[Exercise instructions] Repeat exactly the lines from the line with "Output the LaTeX" to the line with "($(med.north)+(-6,0)$) -- (b4);", including both, and leave out any pictures.

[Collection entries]
******

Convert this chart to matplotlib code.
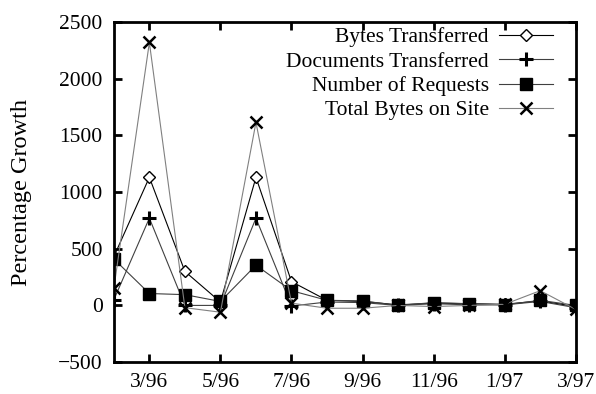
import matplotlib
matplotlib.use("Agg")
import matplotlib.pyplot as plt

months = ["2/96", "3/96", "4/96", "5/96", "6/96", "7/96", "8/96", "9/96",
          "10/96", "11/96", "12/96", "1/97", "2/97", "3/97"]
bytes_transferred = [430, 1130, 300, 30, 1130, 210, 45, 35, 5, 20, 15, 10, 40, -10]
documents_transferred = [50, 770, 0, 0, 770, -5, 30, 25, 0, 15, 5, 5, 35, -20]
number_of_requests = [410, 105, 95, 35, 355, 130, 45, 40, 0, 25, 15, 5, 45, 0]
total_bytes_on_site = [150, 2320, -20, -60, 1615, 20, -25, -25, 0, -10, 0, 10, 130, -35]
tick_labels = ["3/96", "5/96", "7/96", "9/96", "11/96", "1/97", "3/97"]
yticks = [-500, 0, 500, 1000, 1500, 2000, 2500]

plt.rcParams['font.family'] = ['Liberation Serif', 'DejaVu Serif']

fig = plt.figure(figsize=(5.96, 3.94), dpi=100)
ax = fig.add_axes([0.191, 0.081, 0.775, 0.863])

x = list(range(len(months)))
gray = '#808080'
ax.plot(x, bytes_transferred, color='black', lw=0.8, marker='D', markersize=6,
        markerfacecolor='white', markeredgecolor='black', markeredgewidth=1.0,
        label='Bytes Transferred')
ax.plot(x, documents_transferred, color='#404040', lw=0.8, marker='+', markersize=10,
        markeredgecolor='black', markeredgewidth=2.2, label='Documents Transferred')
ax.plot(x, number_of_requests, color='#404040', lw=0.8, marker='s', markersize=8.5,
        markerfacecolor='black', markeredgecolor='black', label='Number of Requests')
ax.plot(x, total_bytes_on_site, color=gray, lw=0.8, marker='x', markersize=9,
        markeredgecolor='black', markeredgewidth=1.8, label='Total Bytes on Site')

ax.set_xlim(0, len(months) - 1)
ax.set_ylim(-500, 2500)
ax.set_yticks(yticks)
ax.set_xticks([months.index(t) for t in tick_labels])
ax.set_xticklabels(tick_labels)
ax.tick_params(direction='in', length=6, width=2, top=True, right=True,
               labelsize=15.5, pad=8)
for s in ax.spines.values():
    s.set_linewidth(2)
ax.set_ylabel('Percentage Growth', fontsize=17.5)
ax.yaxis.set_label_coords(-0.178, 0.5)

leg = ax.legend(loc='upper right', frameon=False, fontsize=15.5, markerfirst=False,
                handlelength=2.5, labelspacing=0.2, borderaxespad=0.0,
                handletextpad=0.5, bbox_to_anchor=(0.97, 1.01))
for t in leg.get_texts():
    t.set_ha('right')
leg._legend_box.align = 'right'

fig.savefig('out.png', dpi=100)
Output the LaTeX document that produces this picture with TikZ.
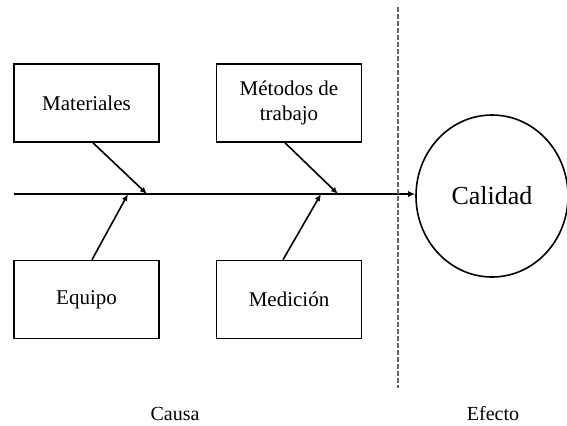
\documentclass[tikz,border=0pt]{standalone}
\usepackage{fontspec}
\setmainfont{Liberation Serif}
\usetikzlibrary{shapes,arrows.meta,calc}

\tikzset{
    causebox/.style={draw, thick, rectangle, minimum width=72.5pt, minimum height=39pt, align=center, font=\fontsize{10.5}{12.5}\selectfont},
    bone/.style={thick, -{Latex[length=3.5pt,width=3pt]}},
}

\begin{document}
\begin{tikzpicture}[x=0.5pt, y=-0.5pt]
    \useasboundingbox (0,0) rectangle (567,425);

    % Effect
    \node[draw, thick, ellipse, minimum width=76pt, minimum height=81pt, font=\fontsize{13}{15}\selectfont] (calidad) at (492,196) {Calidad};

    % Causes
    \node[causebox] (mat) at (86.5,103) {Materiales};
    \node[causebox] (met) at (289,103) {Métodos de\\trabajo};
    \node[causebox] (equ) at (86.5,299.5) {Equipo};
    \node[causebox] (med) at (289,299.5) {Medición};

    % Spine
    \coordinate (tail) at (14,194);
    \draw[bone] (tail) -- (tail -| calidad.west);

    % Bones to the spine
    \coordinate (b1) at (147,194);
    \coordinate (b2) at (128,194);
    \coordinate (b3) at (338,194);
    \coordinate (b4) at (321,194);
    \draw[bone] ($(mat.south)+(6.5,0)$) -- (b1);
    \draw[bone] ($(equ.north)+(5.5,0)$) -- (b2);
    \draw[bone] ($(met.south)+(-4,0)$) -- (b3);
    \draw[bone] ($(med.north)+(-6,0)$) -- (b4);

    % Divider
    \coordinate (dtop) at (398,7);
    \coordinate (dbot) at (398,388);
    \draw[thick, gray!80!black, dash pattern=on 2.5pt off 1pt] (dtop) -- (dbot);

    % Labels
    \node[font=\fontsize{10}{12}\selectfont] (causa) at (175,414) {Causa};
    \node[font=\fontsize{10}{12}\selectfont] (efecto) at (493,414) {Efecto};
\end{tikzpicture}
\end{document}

******

[Solution to this task]
Output the LaTeX document that produces this picture with TikZ.
\documentclass[tikz,border=0pt]{standalone}
\usepackage{fontspec}
\setmainfont{Liberation Serif}
\usetikzlibrary{shapes,arrows.meta,calc}

\tikzset{
    causebox/.style={draw, thick, rectangle, minimum width=72.5pt, minimum height=39pt, align=center, font=\fontsize{10.5}{12.5}\selectfont},
    bone/.style={thick, -{Latex[length=3.5pt,width=3pt]}},
}

\begin{document}
\begin{tikzpicture}[x=0.5pt, y=-0.5pt]
    \useasboundingbox (0,0) rectangle (567,425);

    % Effect
    \node[draw, thick, ellipse, minimum width=76pt, minimum height=81pt, font=\fontsize{13}{15}\selectfont] (calidad) at (492,196) {Calidad};

    % Causes
    \node[causebox] (mat) at (86.5,103) {Materiales};
    \node[causebox] (met) at (289,103) {Métodos de\\trabajo};
    \node[causebox] (equ) at (86.5,299.5) {Equipo};
    \node[causebox] (med) at (289,299.5) {Medición};

    % Spine
    \coordinate (tail) at (14,194);
    \draw[bone] (tail) -- (tail -| calidad.west);

    % Bones to the spine
    \coordinate (b1) at (147,194);
    \coordinate (b2) at (128,194);
    \coordinate (b3) at (338,194);
    \coordinate (b4) at (321,194);
    \draw[bone] ($(mat.south)+(6.5,0)$) -- (b1);
    \draw[bone] ($(equ.north)+(5.5,0)$) -- (b2);
    \draw[bone] ($(met.south)+(-4,0)$) -- (b3);
    \draw[bone] ($(med.north)+(-6,0)$) -- (b4);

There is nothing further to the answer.